The Stars Fell on Venice to Honor Ingrid Bergman on the First Anniversary of Her Death
For five days, the guests wined, dined and fondly recalled Bergman and the impact she had on a generation of actresses through her work in such films as Notorious, Spellbound and Casablanca. For some the memories were whimsical. Matthau, who co-starred with Bergman and Goldie Hawn in 1969's Cactus Flower, remembers that Bergman was nervous as they began, so they all decided to go out to lunch. "She had three martinis," says Matthau, "and I remarked how well she held her liquor. She said, 'Ya, isn't it terrible? Hitch calls me The Sponge.' If I'd had three martinis, I would have taken the afternoon off."

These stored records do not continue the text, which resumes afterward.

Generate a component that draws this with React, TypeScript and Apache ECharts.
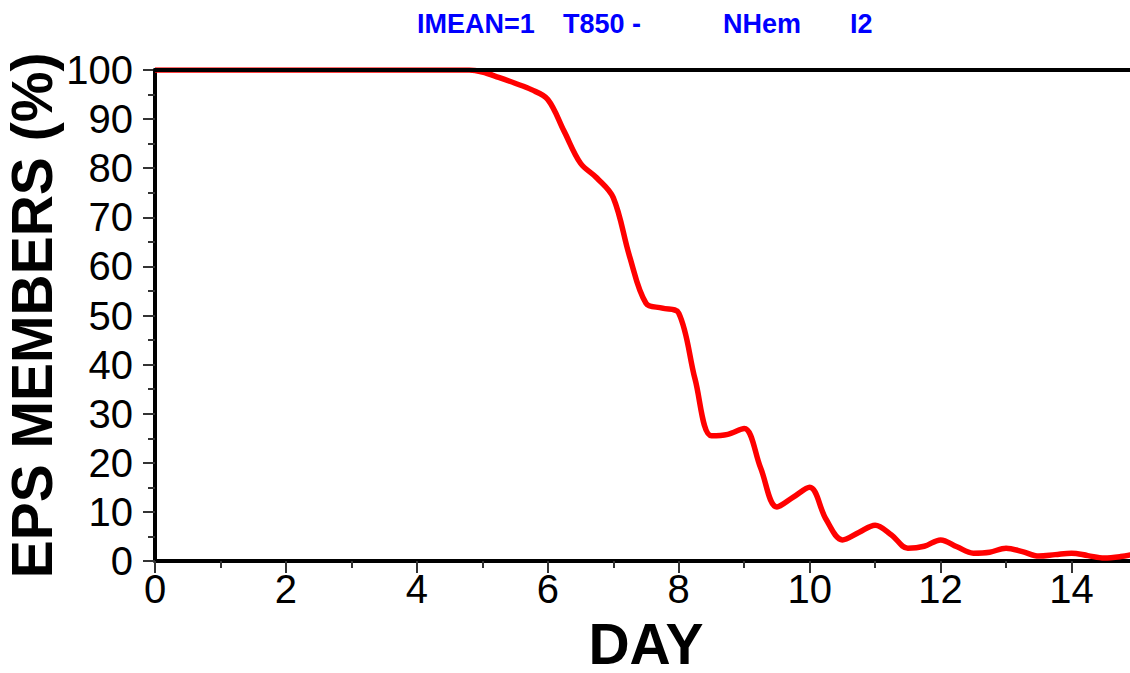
import React, { useEffect, useRef } from "react";
import * as echarts from "echarts";

const days = [0, 0.5, 1, 1.5, 2, 2.5, 3, 3.5, 4, 4.5, 4.8, 5.0, 5.25, 5.5, 5.75, 6.0, 6.25, 6.5, 6.75, 7.0, 7.25, 7.5, 7.75, 8.0, 8.25, 8.5, 8.75, 9.0, 9.25, 9.5, 9.75, 10.0, 10.25, 10.5, 10.75, 11.0, 11.25, 11.5, 11.75, 12.0, 12.25, 12.5, 12.75, 13.0, 13.25, 13.5, 13.75, 14.0, 14.25, 14.5, 14.75, 15.0];
const members = [100, 100, 100, 100, 100, 100, 100, 100, 100, 100, 100, 99.6, 98.5, 97.3, 96, 94, 87.5, 81, 78, 74, 62, 52.5, 51.5, 50.5, 37, 25.5, 25.8, 27, 19, 11, 13, 15, 8.5, 4.3, 5.8, 7.3, 5.3, 2.6, 3, 4.3, 2.9, 1.6, 1.8, 2.6, 1.9, 1.0, 1.3, 1.6, 1.1, 0.6, 0.9, 1.5];
const titleParts = ["IMEAN=1", "T850 -", "NHem", "I2"];
const titleX = [417, 563, 723, 850];

export default function App() {
  const ref = useRef<HTMLDivElement>(null);
  useEffect(() => {
    if (!ref.current) return;
    const chart = echarts.init(ref.current, undefined, { renderer: "svg" });
    const font = "'Liberation Sans', Arial, sans-serif";
    chart.setOption({
      animation: false,
      backgroundColor: "#ffffff",
      grid: { left: 155, right: -7, top: 70, bottom: 112, containLabel: false, outerBoundsMode: "none" },
      graphic: titleParts.map((t, i) => ({
        type: "text",
        left: titleX[i],
        top: 10,
        style: { text: t, fill: "#0000ff", font: `bold 27px ${font}` },
      })),
      xAxis: [
        {
          type: "value",
          min: 0,
          max: 15,
          interval: 2,
          name: "DAY",
          nameLocation: "middle",
          nameGap: 60,
          nameMoveOverlap: false,
          nameTextStyle: { fontFamily: font, fontWeight: "bold", fontSize: 57, color: "#000", lineHeight: 46 },
          axisLine: { show: true, onZero: false, lineStyle: { color: "#000", width: 4 } },
          axisTick: { show: true, length: 12, lineStyle: { color: "#333", width: 2 } },
          minorTick: { show: true, splitNumber: 2, length: 7, lineStyle: { color: "#333", width: 2 } },
          axisLabel: { fontFamily: font, fontSize: 40, color: "#000", margin: 8, showMaxLabel: false },
          splitLine: { show: false },
        },
        {
          type: "value",
          position: "top",
          min: 0,
          max: 15,
          axisLine: { show: true, onZero: false, lineStyle: { color: "#000", width: 4 } },
          axisTick: { show: false },
          axisLabel: { show: false },
          splitLine: { show: false },
          z: 10,
        },
      ],
      yAxis: {
        type: "value",
        min: 0,
        max: 100,
        interval: 10,
        name: "EPS MEMBERS (%)",
        nameLocation: "middle",
        nameGap: 100,
        nameMoveOverlap: false,
        nameTextStyle: { fontFamily: font, fontWeight: "bold", fontSize: 57, color: "#000", lineHeight: 46 },
        axisLine: { show: true, onZero: false, lineStyle: { color: "#000", width: 4 } },
        axisTick: { show: true, length: 12, lineStyle: { color: "#333", width: 2 } },
        minorTick: { show: true, splitNumber: 2, length: 7, lineStyle: { color: "#333", width: 2 } },
        axisLabel: { fontFamily: font, fontSize: 40, color: "#000", margin: 22 },
        splitLine: { show: false },
      },
      series: [
        {
          type: "line",
          data: days.map((d, i) => [d, members[i]]),
          smooth: 0.35,
          showSymbol: false,
          lineStyle: { color: "#ff0000", width: 5.5 },
          z: 5,
        },
      ],
    });
    return () => chart.dispose();
  }, []);
  return (
    <div
      ref={ref}
      style={{ position: "fixed", left: 0, top: 0, width: 1130, height: 673, overflow: "hidden", background: "#fff" }}
    />
  );
}
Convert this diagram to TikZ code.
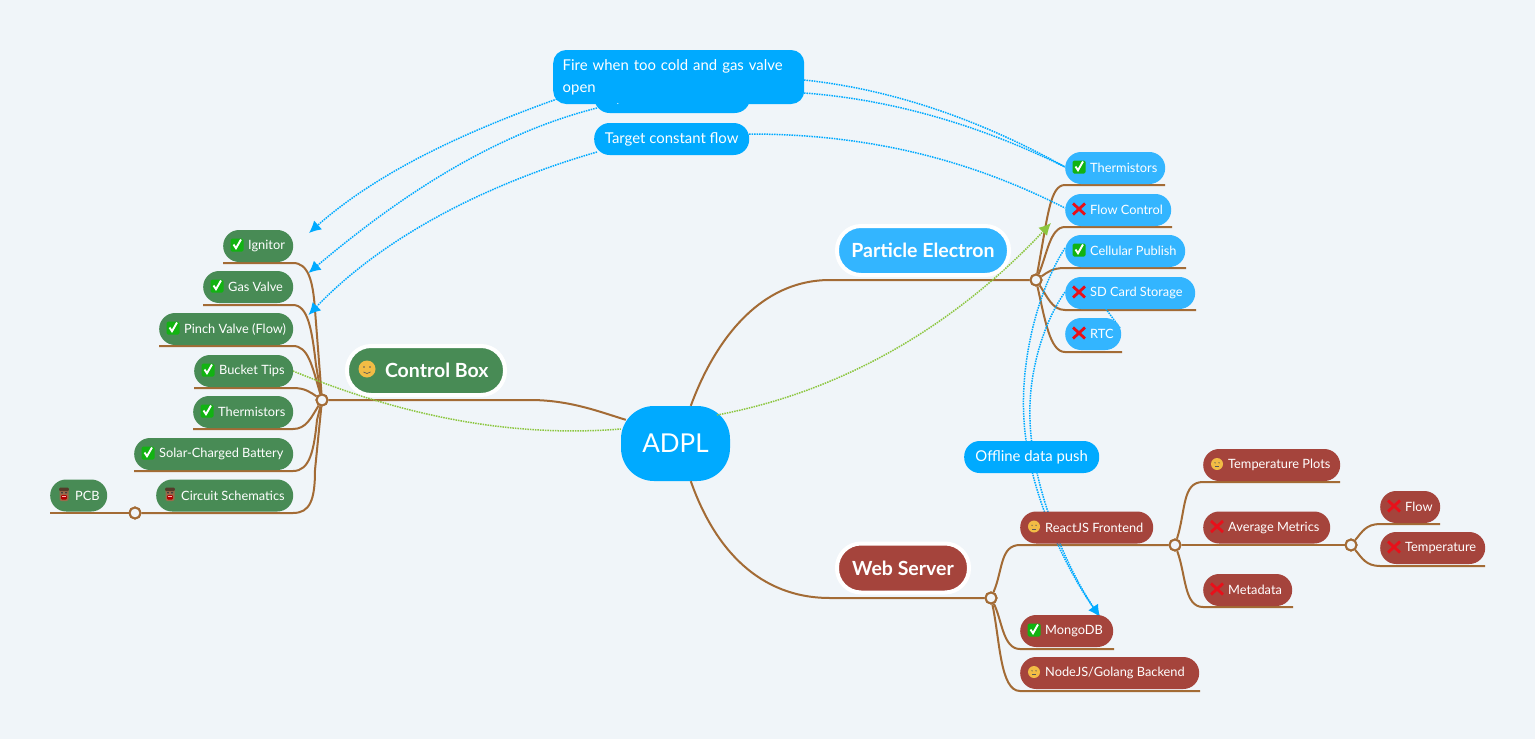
\documentclass[tikz,border=0pt]{standalone}
\usepackage{fontspec}
\setmainfont{Lato}
\usetikzlibrary{arrows.meta}
\definecolor{bgc}{HTML}{F0F5F9}
\definecolor{blueA}{HTML}{00AAFF}
\definecolor{blueB}{HTML}{33B5FF}
\definecolor{greenA}{HTML}{488B55}
\definecolor{redA}{HTML}{A5443C}
\definecolor{brownA}{HTML}{A36B35}
\definecolor{limeA}{HTML}{8CC63F}
\definecolor{checkg}{HTML}{12B312}
\definecolor{crossr}{HTML}{E8101A}
\definecolor{facey}{HTML}{F2BC45}
\definecolor{doomb}{HTML}{9A6A4A}
\newcommand{\lab}[2]{\makebox[#1pt][l]{\hspace*{25pt}\raisebox{-0.6pt}{#2}}}
\tikzset{
  x=1pt,y=-1pt,
  box/.style={rounded corners=15.9pt,inner sep=0pt,text=white,font=\fontsize{12.8}{14}\selectfont,minimum height=32pt,anchor=west},
  leafg/.style={box,fill=greenA},
  leafr/.style={box,fill=redA},
  leafb/.style={box,fill=blueB},
  main/.style={box,font=\fontsize{19.5}{22}\selectfont\bfseries,draw=white,line width=4pt,rounded corners=24pt,minimum height=49pt},
  float/.style={box,fill=blueA,font=\fontsize{14.9}{22}\selectfont,rounded corners=15.5pt},
  branch/.style={draw=brownA,line width=2pt},
  hub/.style={circle,draw=brownA,line width=2pt,fill=bgc,minimum size=11pt,inner sep=0pt},
  dotl/.style={line width=1.5pt,dash pattern=on 1.5pt off 1pt},
  link/.style={draw=blueA,dotl,-{Latex[length=12pt,width=12pt]}},
  linkn/.style={draw=blueA,dotl},
  glink/.style={draw=limeA,dotl},
  yes/.pic={
    \fill[checkg,rounded corners=1.5pt] (-6.5,-6.5) rectangle (6.5,6.5);
    \draw[white,line width=1.9pt] (-3.5,-0.5) -- (-1,3.2) -- (4,-5.5);
  },
  nope/.pic={
    \draw[crossr,line width=2.8pt] (-6,-5.5) -- (6,5.5) (6,-5.5) -- (-6,5.5);
  },
  meh/.pic={
    \fill[facey] (0,0) circle (6);
    \fill[black!65] (-2,-1.2) circle (0.7) (2,-1.2) circle (0.7);
    \draw[black!65,line width=0.6pt] (-2,2.6) -- (2,2.6);
  },
  smile/.pic={
    \fill[facey] (0,0) circle (8.5);
    \fill[black!65] (-3,-2) circle (0.9) (3,-2) circle (0.9);
    \draw[black!65,line width=0.7pt] (-3.5,3) .. controls (-1,5) and (1,5) .. (3.5,3);
  },
  doom/.pic={
    \fill[doomb,rounded corners=2pt] (-4.5,-6.5) rectangle (4.5,6.5);
    \fill[doomb!55!black,rounded corners=1pt] (-4.8,-6.8) rectangle (4.8,-3.5);
    \fill[red!70!black,rounded corners=1pt] (-2.8,0.5) rectangle (2.8,5);
    \fill[white!70!red] (-2,1.2) rectangle (2,2);
    \fill[black!75] (-3,-2.3) rectangle (-1.2,-1.2) (1.2,-2.3) rectangle (3,-1.2);
  }
}
\begin{document}
\begin{tikzpicture}
\useasboundingbox[fill=bgc] (0,0) rectangle (1535,739);

\node[fill=blueA,text=white,rounded corners=33pt,inner sep=0pt,minimum width=109pt,minimum height=75pt,font=\fontsize{26}{28}\selectfont] (adpl) at (675.5,443.5) {ADPL};

\node[hub] (hubC) at (322,400) {};
\node[hub] (hubP) at (1036,280) {};
\node[hub] (hubW) at (991,598) {};
\node[hub] (hubR) at (1175,545) {};
\node[hub] (hubA) at (1351,545) {};
\node[hub] (hubS) at (135,513) {};
\coordinate (greenEnd) at (1051,223);
\coordinate (ticks) at (1106,309);
\coordinate (mongoTip) at (1100,617);
\coordinate (gasTip) at (308.5,273);
\coordinate (ignTip) at (309,233);
\coordinate (pinchTip) at (308.5,315);

% main branches
\draw[branch] (adpl.north west) ++(70,0) .. controls (715,340) and (760,280) .. (830,280) -- (hubP);
\draw[branch] (adpl.south west) ++(70,0) .. controls (715,550) and (760,598) .. (830,598) -- (hubW);
\draw[branch] (adpl.north west) ++(5,14) .. controls (600,412) and (570,400) .. (530,400) -- (hubC);

% left branches
\draw[branch] (223,263) -- (293,263) .. controls (308,263) and (313,280) .. (315,310) -- (hubC);
\draw[branch] (203,305) -- (293,305) .. controls (308,305) and (312,330) .. (316,365) -- (hubC);
\draw[branch] (159,346) -- (293,346) .. controls (308,346) and (312,365) .. (hubC);
\draw[branch] (194,388) -- (293,388) .. controls (305,388) and (310,392) .. (hubC);
\draw[branch] (193,429) -- (293,429) .. controls (306,429) and (311,418) .. (hubC);
\draw[branch] (134,471) -- (293,471) .. controls (310,471) and (314,450) .. (317,420) -- (hubC);
\draw[branch] (hubS) -- (293,513) .. controls (310,513) and (315,500) .. (315,470) -- (hubC);
\draw[branch] (50,513) -- (hubS);

% right branches: particle
\draw[branch] (1165,185) -- (1065,185) .. controls (1050,185) and (1048,215) .. (hubP);
\draw[branch] (1172,227) -- (1065,227) .. controls (1050,227) and (1047,255) .. (hubP);
\draw[branch] (1186,268) -- (1065,268) .. controls (1052,268) and (1048,272) .. (hubP);
\draw[branch] (1196,310) -- (1065,310) .. controls (1052,310) and (1047,296) .. (hubP);
\draw[branch] (1122,352) -- (1065,352) .. controls (1050,352) and (1045,320) .. (hubP);

% web
\draw[branch] (hubR) -- (1020,545) .. controls (1000,545) and (1003,570) .. (hubW);
\draw[branch] (1114,649) -- (1020,649) .. controls (1003,649) and (1002,620) .. (hubW);
\draw[branch] (1200,691) -- (1020,691) .. controls (1000,691) and (1000,640) .. (hubW);
\draw[branch] (1340,482) -- (1203,482) .. controls (1182,482) and (1186,510) .. (hubR);
\draw[branch] (hubA) -- (hubR);
\draw[branch] (1293,607) -- (1203,607) .. controls (1184,607) and (1186,575) .. (hubR);
\draw[branch] (1440,524) -- (1380,524) .. controls (1366,524) and (1362,532) .. (hubA);
\draw[branch] (1485,566) -- (1380,566) .. controls (1366,566) and (1362,558) .. (hubA);

% hubs over the lines
\foreach \h in {hubC,hubP,hubW,hubR,hubA,hubS}{\fill[bgc] (\h) circle (5.5);\draw[brownA,line width=2pt] (\h) circle (5.5);}

% dotted links under the nodes
\draw[linkn] (1065,248) .. controls (1038,290) and (1020,360) .. (1024,420) .. controls (1028,490) and (1065,570) .. (mongoTip);
\draw[link] (1065,292) .. controls (1045,320) and (1028,370) .. (1030,420) .. controls (1032,490) and (1068,570) .. (mongoTip);
\draw[linkn] (1120,328) -- (ticks);
\draw[glink] (293,371) .. controls (400,415) and (510,438) .. (adpl.west |- 0,429);
\draw[glink,-{Latex[length=12pt,width=12pt]}] (717,415) .. controls (850,390) and (960,320) .. (greenEnd);
\draw[link] (557,99) .. controls (470,130) and (380,170) .. (ignTip);
\draw[link] (597,108) .. controls (490,135) and (395,200) .. (gasTip);
\draw[link] (597,152) .. controls (500,180) and (390,230) .. (pinchTip);
\draw[linkn] (804,80) .. controls (900,90) and (990,125) .. (1065,167);
\draw[linkn] (804,93) .. controls (900,100) and (990,130) .. (1065,167);
\draw[linkn] (749,134) .. controls (880,134) and (980,165) .. (1065,208);

% leaves: left
\node[leafg] (ign) at (223,246) {\lab{70}{Ignitor}};
\node[leafg] (gas) at (203,287) {\lab{90}{Gas Valve}};
\node[leafg] (pinch) at (159,329) {\lab{134}{Pinch Valve (Flow)}};
\node[leafg] (bucket) at (194,371) {\lab{99}{Bucket Tips}};
\node[leafg] (therL) at (193,412) {\lab{100}{Thermistors}};
\node[leafg] (solar) at (134,454) {\lab{159}{Solar-Charged Battery}};
\node[leafg] (circ) at (156,495.5) {\lab{137}{Circuit Schematics}};
\node[leafg] (pcb) at (50,495.5) {\lab{57}{PCB}};
% leaves: particle
\node[leafb] (therR) at (1065,168) {\lab{100}{Thermistors}};
\node[leafb] (flowc) at (1065,210) {\lab{106}{Flow Control}};
\node[leafb] (cell) at (1065,251) {\lab{120}{Cellular Publish}};
\node[leafb] (sd) at (1065,293) {\lab{130}{SD Card Storage}};
\node[leafb] (rtc) at (1065,334) {\lab{56}{RTC}};
% leaves: web
\node[leafr] (react) at (1020,527.5) {\lab{133}{ReactJS Frontend}};
\node[leafr] (mongo) at (1020,631) {\lab{93}{MongoDB}};
\node[leafr] (nodejs) at (1020,673) {\lab{179}{NodeJS/Golang Backend}};
\node[leafr] (tplots) at (1203,465) {\lab{137}{Temperature Plots}};
\node[leafr] (avg) at (1203,527.5) {\lab{127}{Average Metrics}};
\node[leafr] (meta) at (1203,590) {\lab{89}{Metadata}};
\node[leafr] (flow) at (1380,507) {\lab{60}{Flow}};
\node[leafr] (temp) at (1380,548) {\lab{105}{Temperature}};

% main nodes
\node[main,fill=greenA] (control) at (345,370.5) {\makebox[158pt][l]{\hspace*{38pt}Control Box}};
\node[main,fill=blueB,minimum width=172pt] (particle) at (835,250.5) {Particle Electron};
\node[main,fill=redA,minimum width=132pt] (web) at (835,568) {Web Server};

% floating labels
\node[float,minimum width=156pt] (hidden) at (594,97) {};
\node[float,minimum width=251pt,minimum height=54pt,align=left,text width=232pt,rounded corners=13pt] (fire) at (553,77) {Fire when too cold and gas valve\\open};
\node[white,font=\fontsize{9}{9}\selectfont,inner sep=0pt] (dotm) at (618,104.5) {.};
\node[float,minimum width=155pt] (target) at (594,139) {Target constant flow};
\node[float,minimum width=135pt] (offline) at (964,457) {Offline data push};

% icons
\foreach \n/\ic in {ign/yes,gas/yes,pinch/yes,bucket/yes,therL/yes,solar/yes,therR/yes,cell/yes,mongo/yes,flowc/nope,sd/nope,rtc/nope,avg/nope,meta/nope,flow/nope,temp/nope,react/meh,nodejs/meh,tplots/meh,circ/doom,pcb/doom}{
  \pic at ([xshift=14pt,yshift=1pt]\n.west) {\ic};
}
\pic at ([xshift=22pt,yshift=1.5pt]control.west) {smile};
\end{tikzpicture}
\end{document}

The highlight of the Venice festivities was a concert on Aug. 30, a year and a day after Bergman died on her 67th birthday. It was held at La Fenice, Venice's oldest theater, and featured an 80-piece orchestra playing selections from Bergman's movies while a multi-image slide show flashed across a screen. Pia Lindstrom, 44, Bergman's daughter, introduced a remarkable home movie showing Ingrid as a child with her parents in Sweden, then choked up after she explained that her mother always kept the film with her because it was the only picture she had of her own mother, who died when Ingrid was 3.
Ingrid's children plainly feel the same sense of loss. Said Roberto Rossellini, 33, a son by the second of Bergman's three marriages: "It's only been a year, but it seems as if my mother died just yesterday. It's very hard to lose a mother—it shouldn't happen to anybody."